According to data from Lipper ranking the performance of all 3,400 equity funds available for sale in Britain, India-themed vehicles were well represented at the bottom to reflect heavy falls in local stocks.

"The market is having to digest a whole different growth outlook," said Maarten-Jan Bakkum, emerging market equity strategist at ING Investment Management.

Commonly regarded in recent years as an emerging giant alongside China, India's reputation with investors has suffered setbacks from a succession of gloomy economic indicators that have sent its equity market and currency lower.

Industrial output fell for the first time in more than two years as capital goods investment slumped during October, data showed on Monday.
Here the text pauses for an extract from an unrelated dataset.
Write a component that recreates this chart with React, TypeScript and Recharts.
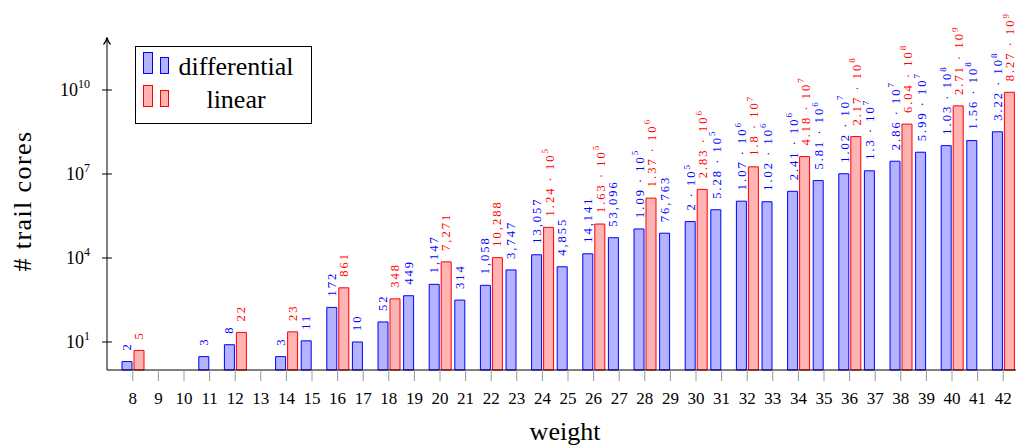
import React from 'react';
import { BarChart, Bar, XAxis, YAxis, LabelList, Legend } from 'recharts';

const weights: number[] = [8, 9, 10, 11, 12, 13, 14, 15, 16, 17, 18, 19, 20, 21, 22, 23, 24, 25, 26, 27, 28, 29, 30, 31, 32, 33, 34, 35, 36, 37, 38, 39, 40, 41, 42];

const differential: (number | null)[] = [
  2, null, null, 3, 8, null, 3, 11, 172, 10, 52, 449, 1147, 314, 1058, 3747, 13057, 4855, 14141, 53096,
  109000, 76763, 200000, 528000, 1070000, 1020000, 2410000, 5810000, 10200000, 13000000, 28600000,
  59900000, 103000000, 156000000, 322000000,
];

const linear: (number | null)[] = [
  5, null, null, null, 22, null, 23, null, 861, null, 348, null, 7271, null, 10288, null, 124000, null,
  163000, null, 1370000, null, 2830000, null, 18000000, null, 41800000, null, 217000000, null, 604000000,
  null, 2710000000, null, 8270000000,
];

const yTicks: number[] = [10, 1e4, 1e7, 1e10];
const yDomain: [number, number] = [1, 6.1e11];

const FONT = '"Liberation Serif", "Times New Roman", serif';

const series = [
  { key: 'differential', name: 'differential', fill: '#b3b3ff', stroke: '#0000ff' },
  { key: 'linear', name: 'linear', fill: '#ffb3b3', stroke: '#ff0000' },
];

const data = weights.map((w, i) => ({ w, differential: differential[i], linear: linear[i] }));

function fmt(v: number): { m: string; e: number | null } {
  if (v < 1e5) return { m: v.toLocaleString('en-US'), e: null };
  const e = Math.floor(Math.log10(v) + 1e-9);
  const m = Math.round((v / Math.pow(10, e)) * 100) / 100;
  return { m: String(m), e };
}

const makeLabel = (color: string) => (props: any) => {
  const { x, y, width, value } = props;
  if (value == null || x == null || y == null) return null;
  const f = fmt(Number(value));
  const cx = Number(x) + Number(width) / 2 + (f.e != null ? 1 : 0);
  const ty = Number(y) - 11;
  return (
    <text
      x={cx}
      y={ty}
      transform={`rotate(-90 ${cx} ${ty})`}
      fill={color}
      fontSize={12.5}
      letterSpacing={2}
      fontFamily={FONT}
      dominantBaseline="central"
      textAnchor="start"
    >
      {f.m}
      {f.e != null ? ' · 10' : ''}
      {f.e != null ? (
        <tspan dy={-4.5} fontSize={9}>
          {f.e}
        </tspan>
      ) : null}
    </text>
  );
};

const XTick = (props: any) => {
  const { x, payload } = props;
  return (
    <g>
      <line x1={x} x2={x} y1={370} y2={381} stroke="#999" strokeWidth={1} />
      <text x={x} y={404} textAnchor="middle" fontSize={17} fontFamily={FONT} fill="#000">
        {payload.value}
      </text>
    </g>
  );
};

const YTick = (props: any) => {
  const { y, payload } = props;
  const e = Math.round(Math.log10(payload.value));
  return (
    <g>
      <line x1={102} x2={112} y1={y} y2={y} stroke="#000" strokeWidth={1} />
      <text x={90} y={y + 6} textAnchor="end" fontSize={18} fontFamily={FONT} fill="#000">
        10
        <tspan dy={-8} fontSize={12}>
          {e}
        </tspan>
      </text>
    </g>
  );
};

const YLabel = () => (
  <g>
    <text
      x={31}
      y={201}
      transform="rotate(-90 31 201)"
      textAnchor="middle"
      fontSize={26}
      letterSpacing={1.4}
      fontFamily={FONT}
      fill="#000"
    >
      # trail cores
    </text>
    <line x1={107} x2={107} y1={38} y2={41} stroke="#000" strokeWidth={1} />
    <path d="M103.5 44.5 Q106 42 107 37.5 Q108 42 110.5 44.5" fill="none" stroke="#000" strokeWidth={1.2} />
  </g>
);

const XLabel = () => (
  <text x={565} y={440} textAnchor="middle" fontSize={26} fontFamily={FONT} fill="#000">
    weight
  </text>
);

const LegendBox = () => (
  <svg width={178} height={79} style={{ display: 'block' }}>
    <rect x={0.5} y={0.5} width={176} height={77} fill="#fff" stroke="#000" strokeWidth={1} />
    {series.map((s, i) => {
      const oy = i * 33;
      return (
        <g key={s.key}>
          <rect x={8.5} y={6.5 + oy} width={9} height={21} fill={s.fill} stroke={s.stroke} strokeWidth={1} />
          <rect x={25.5} y={11.5 + oy} width={8} height={16} fill={s.fill} stroke={s.stroke} strokeWidth={1} />
          <text x={101} y={29 + oy} textAnchor="middle" fontSize={26} fontFamily={FONT} fill="#000">
            {s.name}
          </text>
        </g>
      );
    })}
  </svg>
);

export default function App() {
  return (
    <div style={{ position: 'absolute', left: 0, top: 0, width: 1016, height: 448, overflow: 'hidden' }}>
      <BarChart
        width={1016}
        height={448}
        data={data}
        margin={{ top: 40, right: 0, bottom: 0, left: 0 }}
        barGap={2}
      >
        <XAxis
          dataKey="w"
          type="category"
          interval={0}
          height={78}
          padding={{ left: 13, right: 0 }}
          axisLine={{ stroke: '#000', strokeWidth: 1 }}
          tickLine={false}
          tick={<XTick />}
          label={<XLabel />}
        />
        <YAxis
          type="number"
          scale="log"
          domain={yDomain}
          ticks={yTicks}
          width={107}
          axisLine={{ stroke: '#000', strokeWidth: 1 }}
          tickLine={false}
          tick={<YTick />}
          label={<YLabel />}
        />
        <Legend
          layout="vertical"
          align="center"
          verticalAlign="middle"
          wrapperStyle={{ left: 135, top: 46, right: 'auto', bottom: 'auto', width: 178, height: 79 }}
          content={<LegendBox />}
        />
        {series.map((s) => (
          <Bar
            key={s.key}
            dataKey={s.key}
            name={s.name}
            fill={s.fill}
            stroke={s.stroke}
            strokeWidth={1}
            barSize={10}
            isAnimationActive={false}
          >
            <LabelList dataKey={s.key} content={makeLabel(s.stroke)} />
          </Bar>
        ))}
      </BarChart>
    </div>
  );
}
The government also slashed its growth forecast last week for the fiscal year to March to 7.25-7.50 per cent, from the 9 per cent estimated in February.

Speaking at a Reuters investment industry summit last Tuesday, the chairman of Goldman Sachs Asset Management Jim O'Neill said India's record on productivity, foreign direct investment and reform was disappointing.

The hardest hit equity fund in November was an HSBC India themed fund which sank 17.1 percent, followed by a Pictet India fund which was 16.7 percent lower.

Many investors cited disappointment in Indian policymakers' failure to open the market further to foreign entrants which was causing investment in the country to falter.

United Nations data showed India received less than $20 billion FDI in the first six months of 2011, compared with more than $60 billion in China while Brazil and Russia took in $23 billion and $33 billion respectively.

India last week suspended plans to open its $450 billion supermarket sector to foreign firms, backtracking on one of the government's boldest reforms in years in the face of a huge political backlash.

The retreat came within two weeks of the policy being announced and was for many potential investors "a final straw" coming alongside increasingly negative economic data.

"The fact is they have a current account problem, they have a fiscal problem. And then the final straw was ... when retail reform was shelved," said Allan Conway, head of emerging market equities at Schroders.

Investors were careful not to write off the country's prospects, however.

"Remember you are talking about GDP growth of around 7.5 percent this year and the only country beating that in the world of emerging markets is China," Conway said.

"(But) had it been embarking on the sorts of reforms we are looking for, the growth would have been even higher."